Intertidal bar systems are ubiquitous features on wave-dominated beaches in coastal settings with a significant (> 1 m) tidal range. Depending primarily on the wave conditions and the tidal range, and to a lesser extent on the nearshore gradient, they can assume a variety of forms. Slip-face bars represent the most pronounced and dynamic intertidal bar morphology, and are generally found on their own around the mean high tide level. They usually form low on the intertidal beach after storm-induced beach erosion and develop into a berm under prolonged calm wave conditions. Low-amplitude ridges and sand waves represent multiple bar morphologies. The bars occur across the entire intertidal profile and they remain present throughout the year. Multiple intertidal bars tend to be rather subdued and relatively static, especially sand waves, and their origin remains unclear. The morphological response of intertidal bars to changing wave conditions is largely forced: bars build up and migrate onshore under calm waves, and are flattened and may migrate offshore during storms.
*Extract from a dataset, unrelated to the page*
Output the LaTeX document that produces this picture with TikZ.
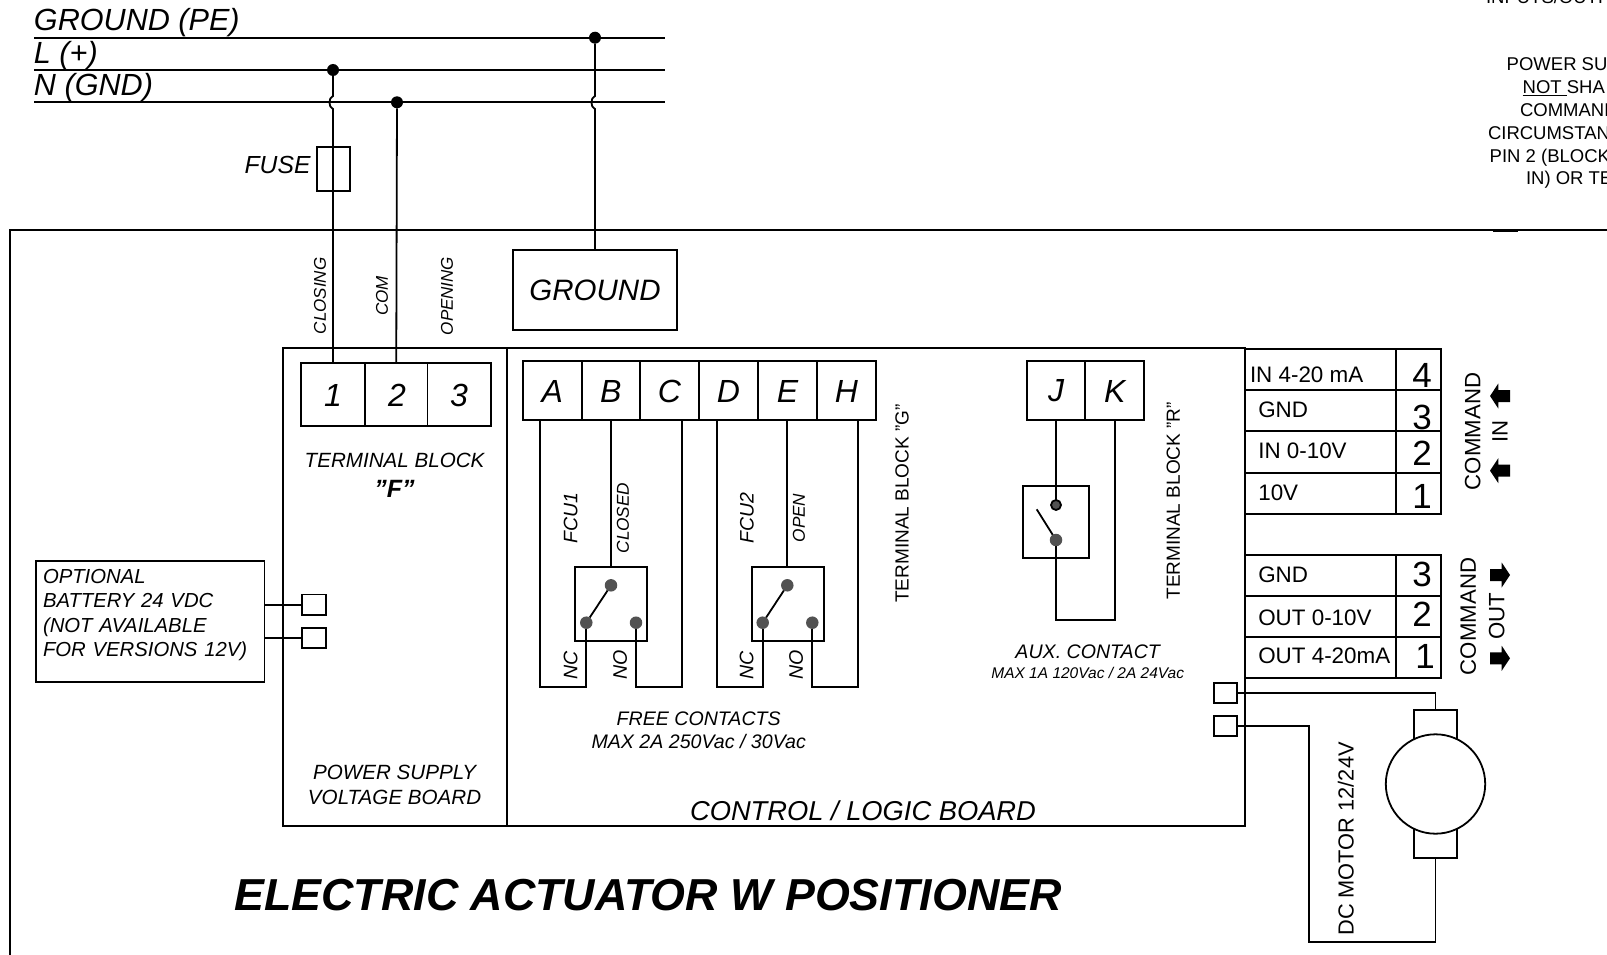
\documentclass[tikz,border=0pt]{standalone}
\usepackage{fontspec}
\setmainfont{Liberation Sans}
\newcommand{\fsz}[2]{\fontsize{#1}{#2}\selectfont}
\tikzset{
	wire/.style={line width=1.8pt},
	cell/.style={draw, line width=1.8pt, inner sep=0pt, outer sep=0pt},
	txt/.style={inner sep=0pt, outer sep=0pt},
	bus/.style={txt, anchor=base west, font=\fsz{30.6}{34}\itshape},
	vlab/.style={txt, rotate=90, font=\fsz{17}{20}\itshape},
	vsmall/.style={txt, rotate=90, font=\fsz{17.2}{20}\itshape},
	vcon/.style={txt, rotate=90, font=\fsz{19.6}{22}\itshape},
	vtxt/.style={txt, rotate=90, font=\fsz{22.2}{25}},
	boardtxt/.style={txt, font=\fsz{20.6}{24}\itshape},
	pinletter/.style={txt, font=\fsz{32}{36}\itshape},
	row/.style={txt, anchor=west, font=\fsz{22.4}{26}},
	num/.style={txt, font=\fsz{35}{38}},
	note/.style={txt, anchor=base west, font=\fsz{18.5}{22}},
	dot/.style={circle, fill=black, inner sep=0pt, outer sep=0pt, minimum size=12pt},
	pin/.style={circle, fill=black!68, inner sep=0pt, outer sep=0pt, minimum size=12.5pt},
	cmdarrow/.pic={
		\fill (-10,0) -- (-1.7,-12.5) -- (-1.7,-6) -- (10,-6) -- (10,6) -- (-1.7,6) -- (-1.7,12.5) -- cycle;
	}
}

\begin{document}
\begin{tikzpicture}[x=1pt,y=-1pt]
	\useasboundingbox (0,0) rectangle (1607,955);
	\clip (0,0) rectangle (1607,955);

	% supply lines
	\coordinate (pe1) at (34,37.7);
	\coordinate (pe2) at (665,37.7);
	\coordinate (l1) at (34,70);
	\coordinate (l2) at (665,70);
	\coordinate (n1) at (34,102.3);
	\coordinate (n2) at (665,102.3);
	\node[bus] (peText) at (34,31) {GROUND (PE)};
	\node[bus] (lText) at (34,64) {L (+)};
	\node[bus] (nText) at (34,96) {N (GND)};
	\draw[wire] (pe1) -- (pe2);
	\draw[wire] (l1) -- (l2);
	\draw[wire] (n1) -- (n2);
	\node[dot] (dotPe) at (595,37.7) {};
	\node[dot] (dotL) at (333,70) {};
	\node[dot] (dotN) at (397,102.3) {};

	% outer housing
	\coordinate (h1) at (10,960);
	\coordinate (h2) at (10,230.3);
	\coordinate (h3) at (1612,230.3);
	\coordinate (h4) at (1493,230.3);
	\coordinate (h5) at (1518,230.3);
	\draw[wire] (h1) -- (h2) -- (h3);
	\draw[line width=2.4pt] (h4) -- (h5);

	% ground and fuse
	\node[cell, minimum width=163.4pt, minimum height=80pt, font=\fsz{29.5}{32}\itshape] (ground) at (595,290) {GROUND};
	\node[cell, minimum width=33pt, minimum height=44pt] (fuse) at (333.5,168.7) {};
	\node[txt, anchor=east, font=\fsz{24.7}{28}\itshape] (fuseText) at (310.5,165) {FUSE};
	\coordinate (hopL1) at (333,96);
	\coordinate (hopL2) at (333,109);
	\coordinate (hopG1) at (595,96);
	\coordinate (hopG2) at (595,109);

	% boards
	\node[cell, minimum width=224pt, minimum height=477.7pt] (power) at (395,587.15) {};
	\node[cell, minimum width=738pt, minimum height=477.7pt] (logic) at (876,587.15) {};

	% terminal block F
	\node[cell, minimum width=64pt, minimum height=63pt] (t1) at (333,394.5) {};
	\node[cell, minimum width=62.5pt, minimum height=63pt] (t2) at (396.25,394.5) {};
	\node[cell, minimum width=63.5pt, minimum height=63pt] (t3) at (459.25,394.5) {};
	\node[pinletter] (t1Text) at (333,395) {1};
	\node[pinletter] (t2Text) at (397,395) {2};
	\node[pinletter] (t3Text) at (459,395) {3};
	\draw[wire] (dotL) -- (hopL1) to[bend right=70] (hopL2) -- (t1.north);
	\draw[wire] (dotN) -- (t2.north);
	\draw[wire] (dotPe) -- (hopG1) to[bend right=70] (hopG2) -- (ground.north);
	\node[vlab] (closing) at (320,296) {CLOSING};
	\node[vlab] (com) at (382,296) {COM};
	\node[vlab] (opening) at (447,296) {OPENING};
	\node[boardtxt] (blockF) at (394.6,460) {TERMINAL BLOCK};
	\node[txt, font=\fsz{25}{28}\bfseries\itshape] (blockF2) at (394.6,489) {"F"};
	\node[boardtxt] (supply1) at (394.6,772) {POWER SUPPLY};
	\node[boardtxt] (supply2) at (394.6,797) {VOLTAGE BOARD};
	\node[txt, font=\fsz{27.3}{30}\itshape] (logicText) at (863,811) {CONTROL / LOGIC BOARD};
	\node[txt, font=\fsz{44.8}{50}\bfseries\itshape] (title) at (648,895) {ELECTRIC ACTUATOR W POSITIONER};

	% battery
	\node[cell, minimum width=228.4pt, minimum height=121pt] (battery) at (150.2,621.1) {};
	\node[txt, anchor=west, text width=220pt, align=left, font=\fsz{20.3}{24.6}\itshape] (batText) at (43,615)
		{OPTIONAL\\BATTERY 24 VDC\\(NOT AVAILABLE\\FOR VERSIONS 12V)};
	\node[cell, minimum width=24pt, minimum height=20.5pt] (batA) at (314,604.7) {};
	\node[cell, minimum width=24pt, minimum height=20.5pt] (batB) at (314,638) {};
	\draw[wire] (battery.east |- batA.west) -- (batA.west);
	\draw[wire] (battery.east |- batB.west) -- (batB.west);

	% terminal block G
	\node[cell, minimum width=59pt, minimum height=59pt] (tA) at (552.2,390.5) {};
	\node[cell, minimum width=58.3pt, minimum height=59pt] (tB) at (610.85,390.5) {};
	\node[cell, minimum width=59pt, minimum height=59pt] (tC) at (669.5,390.5) {};
	\node[cell, minimum width=59pt, minimum height=59pt] (tD) at (728.5,390.5) {};
	\node[cell, minimum width=59pt, minimum height=59pt] (tE) at (787.5,390.5) {};
	\node[cell, minimum width=59pt, minimum height=59pt] (tH) at (846.5,390.5) {};
	\node[pinletter] (tAText) at (552.2,391) {A};
	\node[pinletter] (tBText) at (610.85,391) {B};
	\node[pinletter] (tCText) at (669.5,391) {C};
	\node[pinletter] (tDText) at (728.5,391) {D};
	\node[pinletter] (tEText) at (787.5,391) {E};
	\node[pinletter] (tHText) at (846.5,391) {H};
	\node[txt, rotate=90, font=\fsz{19}{22}] (blockG) at (902,503.5) {TERMINAL BLOCK "G"};

	% FCU1
	\node[cell, minimum width=72.3pt, minimum height=74.3pt] (fcuA) at (610.85,603.85) {};
	\node[pin] (pinA1) at (611,585.3) {};
	\node[pin] (pinA2) at (586.3,622.7) {};
	\node[pin] (pinA3) at (636,622.7) {};
	\coordinate (wA1) at (540,420);
	\coordinate (wA2) at (586.3,686.7);
	\coordinate (wC1) at (682,420);
	\coordinate (wC2) at (636,686.7);
	\draw[wire] (wA1) |- (wA2) -- (pinA2);
	\draw[wire] (wC1) |- (wC2) -- (pinA3);
	\draw[wire] (tB.south -| pinA1) -- (fcuA.north -| pinA1);
	\draw[wire] (pinA1) -- (pinA2);
	\node[vlab, font=\fsz{19.5}{22}\itshape] (fcu1) at (570.7,518) {FCU1};
	\node[vsmall] (closed) at (623,518) {CLOSED};
	\node[vcon] (ncA) at (570.7,665) {NC};
	\node[vcon] (noA) at (620,665) {NO};

	% FCU2
	\node[cell, minimum width=72pt, minimum height=74.3pt] (fcuB) at (787.7,603.85) {};
	\node[pin] (pinB1) at (787.3,585.3) {};
	\node[pin] (pinB2) at (762.7,622.7) {};
	\node[pin] (pinB3) at (812.3,622.7) {};
	\coordinate (wD1) at (716.7,420);
	\coordinate (wD2) at (762.7,686.7);
	\coordinate (wH1) at (858.3,420);
	\coordinate (wH2) at (812.3,686.7);
	\draw[wire] (wD1) |- (wD2) -- (pinB2);
	\draw[wire] (wH1) |- (wH2) -- (pinB3);
	\draw[wire] (tE.south -| pinB1) -- (fcuB.north -| pinB1);
	\draw[wire] (pinB1) -- (pinB2);
	\node[vlab, font=\fsz{19.5}{22}\itshape] (fcu2) at (747,518) {FCU2};
	\node[vsmall] (open) at (799,518) {OPEN};
	\node[vcon] (ncB) at (746.7,665) {NC};
	\node[vcon] (noB) at (796,665) {NO};
	\node[txt, font=\fsz{19.6}{22}\itshape] (free1) at (698.7,719) {FREE CONTACTS};
	\node[txt, font=\fsz{19.6}{22}\itshape] (free2) at (698.7,741.7) {MAX 2A 250Vac / 30Vac};

	% terminal block R
	\node[cell, minimum width=58.6pt, minimum height=59pt] (tJ) at (1056,390.5) {};
	\node[cell, minimum width=59pt, minimum height=59pt] (tK) at (1114.8,390.5) {};
	\node[pinletter] (tJText) at (1056,391) {J};
	\node[pinletter] (tKText) at (1114.8,391) {K};
	\node[txt, rotate=90, font=\fsz{19}{22}] (blockR) at (1173.3,500.8) {TERMINAL BLOCK "R"};
	\node[cell, minimum width=66.6pt, minimum height=72.3pt] (aux) at (1056,522.15) {};
	\node[pin, draw=black, line width=1.8pt, minimum size=10pt] (pinJ) at (1056,505) {};
	\node[pin] (pinK) at (1056,540) {};
	\coordinate (arm) at (1036.7,509.3);
	\coordinate (wK1) at (1115,420);
	\coordinate (wK2) at (1056,620);
	\draw[wire] (tJ.south) -- (pinJ);
	\draw[wire] (wK1) |- (wK2) -- (pinK);
	\draw[wire] (arm) -- (pinK);
	\node[txt, font=\fsz{19.6}{22}\itshape] (auxText) at (1087.7,651.7) {AUX. CONTACT};
	\node[txt, font=\fsz{15.5}{18}\itshape] (auxMax) at (1087.7,673.3) {MAX 1A 120Vac / 2A 24Vac};

	% command in
	\node[cell, minimum width=150.7pt, minimum height=41pt] (in4) at (1320.35,369.5) {};
	\node[cell, minimum width=150.7pt, minimum height=40.7pt] (in3) at (1320.35,410.35) {};
	\node[cell, minimum width=150.7pt, minimum height=42pt] (in2) at (1320.35,451.7) {};
	\node[cell, minimum width=150.7pt, minimum height=41pt] (in1) at (1320.35,493.2) {};
	\node[cell, minimum width=45.3pt, minimum height=41pt] (inN4) at (1418.35,369.5) {};
	\node[cell, minimum width=45.3pt, minimum height=40.7pt] (inN3) at (1418.35,410.35) {};
	\node[cell, minimum width=45.3pt, minimum height=42pt] (inN2) at (1418.35,451.7) {};
	\node[cell, minimum width=45.3pt, minimum height=41pt] (inN1) at (1418.35,493.2) {};
	\node[row] (in4Text) at (1250,375) {IN 4-20 mA};
	\node[row] (in3Text) at (1258.3,409.3) {GND};
	\node[row] (in2Text) at (1258.3,450.7) {IN 0-10V};
	\node[row] (in1Text) at (1258.3,492.7) {10V};
	\node[num] (in4Num) at (1422,375) {4};
	\node[num] (in3Num) at (1422,417) {3};
	\node[num] (in2Num) at (1422,453) {2};
	\node[num] (in1Num) at (1422,496.7) {1};
	\node[vtxt] (cmdIn) at (1472.7,431.5) {COMMAND};
	\node[vtxt] (cmdIn2) at (1500,431.5) {IN};
	\pic[rotate=0] (arrIn1) at (1500,396) {cmdarrow};
	\pic[rotate=0] (arrIn2) at (1500,470.7) {cmdarrow};

	% command out
	\node[cell, minimum width=150.7pt, minimum height=41pt] (out3) at (1320.35,575.5) {};
	\node[cell, minimum width=150.7pt, minimum height=40.7pt] (out2) at (1320.35,616.35) {};
	\node[cell, minimum width=150.7pt, minimum height=41pt] (out1) at (1320.35,657.2) {};
	\node[cell, minimum width=45.3pt, minimum height=41pt] (outN3) at (1418.35,575.5) {};
	\node[cell, minimum width=45.3pt, minimum height=40.7pt] (outN2) at (1418.35,616.35) {};
	\node[cell, minimum width=45.3pt, minimum height=41pt] (outN1) at (1418.35,657.2) {};
	\node[row] (out3Text) at (1258.3,574.3) {GND};
	\node[row] (out2Text) at (1258.3,617.3) {OUT 0-10V};
	\node[row] (out1Text) at (1258.3,656) {OUT 4-20mA};
	\node[num] (out3Num) at (1422,574) {3};
	\node[num] (out2Num) at (1422,614) {2};
	\node[num] (out1Num) at (1425,656.7) {1};
	\node[vtxt] (cmdOut) at (1468.3,616.5) {COMMAND};
	\node[vtxt] (cmdOut2) at (1496.7,616.5) {OUT};
	\pic[rotate=180] (arrOut1) at (1500,575) {cmdarrow};
	\pic[rotate=180] (arrOut2) at (1500,658.3) {cmdarrow};

	% motor
	\node[cell, minimum width=22.7pt, minimum height=20.6pt] (mA) at (1225.35,693) {};
	\node[cell, minimum width=22.7pt, minimum height=20.6pt] (mB) at (1225.35,725.9) {};
	\node[cell, minimum width=43.7pt, minimum height=148.3pt] (brush) at (1435.5,784.15) {};
	\node[cell, circle, fill=white, minimum size=99.4pt] (motor) at (1435.5,784) {};
	\coordinate (mLow) at (1309.3,941.7);
	\draw[wire] (mA.east) -| (brush.north);
	\draw[wire] (mB.east) -| (mLow) -| (brush.south);
	\node[vtxt, font=\fsz{21.8}{25}] (motorText) at (1345.7,839) {DC MOTOR 12/24V};

	% note, cut by the page edge
	\node[note] (note0) at (1486,3.5) {INPUTS/OUTP};
	\node[note] (note1) at (1506.7,70.5) {POWER SU};
	\node[note] (note2) at (1522.7,93.5) {\underline{NOT\ }SHA};
	\node[note] (note3) at (1520,116.5) {COMMAND};
	\node[note] (note4) at (1488,139.5) {CIRCUMSTAN};
	\node[note] (note5) at (1489.7,163) {PIN 2 (BLOCK};
	\node[note] (note6) at (1526,185) {IN) OR TE};
\end{tikzpicture}
\end{document}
The morphological response is, however, significantly affected by relaxation time effects and morphological feedback, particularly on beaches with multiple intertidal bars. Despite their morphological differences, the intertidal bar types exhibit pronounced similarities in their morphodynamics. Sediment transport processes and morphological response are principally controlled by the tidal water levels on the beach, because these, together with the offshore wave energy level and the beach morphology, determine the type, intensity and duration of the wave processes operating on the cross-shore profile. It is the dominant importance of tidal water level variations and wave processes in shallow water depths (swash and surf zone bores), rather than wave height variability and deeper water wave processes (breaking and shoaling waves), that constitutes the main difference between intertidal and subtidal bar morphodynamics.